- The SEC is still pursuing charges against Binance, CZ.
- The regulator opposed a motion by the defense to dismiss the lawsuit.
- Court filing reveals the “theatrical” side of both parties.
The crypto regulation landscape in the U.S. is rapidly evolving and sometimes opaque, especially when regulatory agencies are thought to be overreaching in their enforcement actions.
Despite a crypto law lacuna, the Securities and Exchange Commission (SEC) has demonstrated a relentless will to pursue Binance, its founder Changpeng “CZ” Zhao, and the exchange’s U.S. affiliate, Binance.US.
On November 7, the securities watchdog filed opposition to a motion to dismiss its lawsuit against the defendants, arguing that the charged parties are culpable of fraud and securities law violation.
SEC Filing Opposes Binance Motion to Dismiss Lawsuit
In a motion filed on September 21, the defendants asked the court to dismiss SEC’s lawsuit against them, arguing that the regulator had “overstepped its authority” and failed to plausibly demonstrate that the crypto assets contested in the case are securities.
According to the regulator, these arguments, among others submitted by the defendants, are mere “theatrics” and “elevate form over substance.”
Per the SEC’s filing, in a renewed bid to evade accountability, the arguments by the defense mostly ignore the regulator’s allegations that Binance and its U.S. affiliate offer crypto assets sold as securities.
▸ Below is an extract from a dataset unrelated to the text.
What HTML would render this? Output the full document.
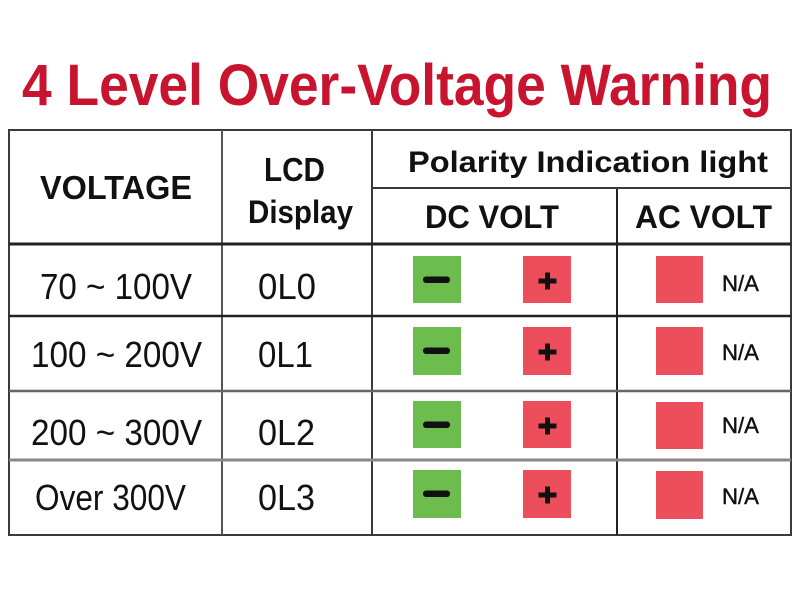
<!DOCTYPE html>
<html>
<head>
<meta charset="utf-8">
<style>
html,body{margin:0;padding:0;background:#fff;}
svg{display:block;}
</style>
</head>
<body>
<svg width="800" height="600" viewBox="0 0 800 600" xmlns="http://www.w3.org/2000/svg">
<rect x="0" y="0" width="800" height="600" fill="#ffffff"/>
<!-- Title -->
<text x="22" y="105" font-family="Liberation Sans, sans-serif" font-weight="bold" font-size="58" fill="#c8142e" textLength="750" lengthAdjust="spacingAndGlyphs">4 Level Over-Voltage Warning</text>

<!-- Table lines -->
<g stroke="#3a3a3a" stroke-width="2" fill="none">
  <rect x="9" y="130" width="782" height="405"/>
  <line x1="222" y1="130" x2="222" y2="535" stroke="#555"/>
  <line x1="372" y1="130" x2="372" y2="535"/>
  <line x1="617" y1="188" x2="617" y2="535" stroke="#222"/>
  <line x1="372" y1="188" x2="791" y2="188"/>
  <line x1="9" y1="244" x2="791" y2="244" stroke="#222" stroke-width="3"/>
  <line x1="9" y1="316" x2="791" y2="316" stroke="#222" stroke-width="2.5"/>
  <line x1="9" y1="391" x2="791" y2="391" stroke="#666" stroke-width="2.5"/>
  <line x1="9" y1="460" x2="791" y2="460" stroke="#888" stroke-width="3"/>
</g>

<!-- Header text -->
<g font-family="Liberation Sans, sans-serif" font-weight="bold" fill="#111">
  <text x="40" y="199" font-size="33" textLength="152" lengthAdjust="spacingAndGlyphs">VOLTAGE</text>
  <text x="264" y="181" font-size="33" textLength="61" lengthAdjust="spacingAndGlyphs">LCD</text>
  <text x="248" y="223" font-size="32" textLength="105" lengthAdjust="spacingAndGlyphs">Display</text>
  <text x="408" y="172" font-size="30" textLength="360" lengthAdjust="spacingAndGlyphs">Polarity Indication light</text>
  <text x="425" y="228" font-size="32" textLength="134" lengthAdjust="spacingAndGlyphs">DC VOLT</text>
  <text x="635" y="228" font-size="32" textLength="137" lengthAdjust="spacingAndGlyphs">AC VOLT</text>
</g>

<!-- Body text -->
<g font-family="Liberation Sans, sans-serif" fill="#111" font-size="36">
  <text x="40" y="299" textLength="152" lengthAdjust="spacingAndGlyphs">70 ~ 100V</text>
  <text x="258" y="299" textLength="58" lengthAdjust="spacingAndGlyphs">0L0</text>
  <text x="31" y="367" textLength="171" lengthAdjust="spacingAndGlyphs">100 ~ 200V</text>
  <text x="258" y="367" textLength="55" lengthAdjust="spacingAndGlyphs">0L1</text>
  <text x="31" y="445" textLength="171" lengthAdjust="spacingAndGlyphs">200 ~ 300V</text>
  <text x="258" y="445" textLength="57" lengthAdjust="spacingAndGlyphs">0L2</text>
  <text x="35" y="510" textLength="151" lengthAdjust="spacingAndGlyphs">Over 300V</text>
  <text x="258" y="510" textLength="57" lengthAdjust="spacingAndGlyphs">0L3</text>
</g>

<!-- N/A -->
<g font-family="Liberation Sans, sans-serif" fill="#111" stroke="#111" stroke-width="0.4" font-size="22">
  <text x="722" y="291" textLength="37" lengthAdjust="spacingAndGlyphs">N/A</text>
  <text x="722" y="360" textLength="37" lengthAdjust="spacingAndGlyphs">N/A</text>
  <text x="722" y="433" textLength="37" lengthAdjust="spacingAndGlyphs">N/A</text>
  <text x="722" y="504" textLength="37" lengthAdjust="spacingAndGlyphs">N/A</text>
</g>

<!-- Squares -->
<g>
  <!-- Row 1 -->
  <rect x="413" y="256" width="48" height="47" fill="#6cbd4e"/>
  <rect x="423" y="276.5" width="27" height="6.5" rx="3" fill="#111"/>
  <rect x="523" y="256" width="48" height="47" fill="#ec4f5b"/>
  <rect x="538.5" y="278.5" width="18" height="5" fill="#111"/>
  <rect x="545" y="272.5" width="5" height="17" fill="#111"/>
  <rect x="656" y="256" width="47" height="47" fill="#ec4f5b"/>
  <!-- Row 2 -->
  <rect x="413" y="327" width="48" height="48" fill="#6cbd4e"/>
  <rect x="423" y="347.5" width="27" height="6.5" rx="3" fill="#111"/>
  <rect x="523" y="327" width="48" height="48" fill="#ec4f5b"/>
  <rect x="538.5" y="349.5" width="18" height="5" fill="#111"/>
  <rect x="545" y="343.5" width="5" height="17" fill="#111"/>
  <rect x="656" y="327" width="47" height="48" fill="#ec4f5b"/>
  <!-- Row 3 -->
  <rect x="413" y="401" width="48" height="47" fill="#6cbd4e"/>
  <rect x="423" y="421.5" width="27" height="6.5" rx="3" fill="#111"/>
  <rect x="523" y="401" width="48" height="47" fill="#ec4f5b"/>
  <rect x="538.5" y="423.5" width="18" height="5" fill="#111"/>
  <rect x="545" y="417.5" width="5" height="17" fill="#111"/>
  <rect x="656" y="402" width="47" height="47" fill="#ec4f5b"/>
  <!-- Row 4 -->
  <rect x="413" y="470" width="48" height="48" fill="#6cbd4e"/>
  <rect x="423" y="490.5" width="27" height="6.5" rx="3" fill="#111"/>
  <rect x="523" y="470" width="48" height="48" fill="#ec4f5b"/>
  <rect x="538.5" y="492.5" width="18" height="5" fill="#111"/>
  <rect x="545" y="486.5" width="5" height="17" fill="#111"/>
  <rect x="656" y="471" width="47" height="48" fill="#ec4f5b"/>
</g>
</svg>
</body>
</html>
The regulator also noted the defense is trying to insert new requirements into Howey’s test.
“Defendants further engage in theatrics, casting the SEC’s application of Howey as “breathtaking,” BAM Mem. 12, and this action as an attempt to “regulate this trillion-dollar industry through enforcement,” the SEC submitted, adding, “Zhao and Binance even take the remarkable position that they are not subject to the federal securities laws at all.”
The regulator said the laws at issue suffice to sustain its claims against the defendants. Notably, the regulator stated that the defendants couldn’t escape their legal obligations by rewriting Howey.
On crypto law lacuna, the regulator argued that the defendants shouldn’t raise arguments based on legal uncertainty when, in fact, they admitted that they operated an “unlicensed securities exchange” in the U.S.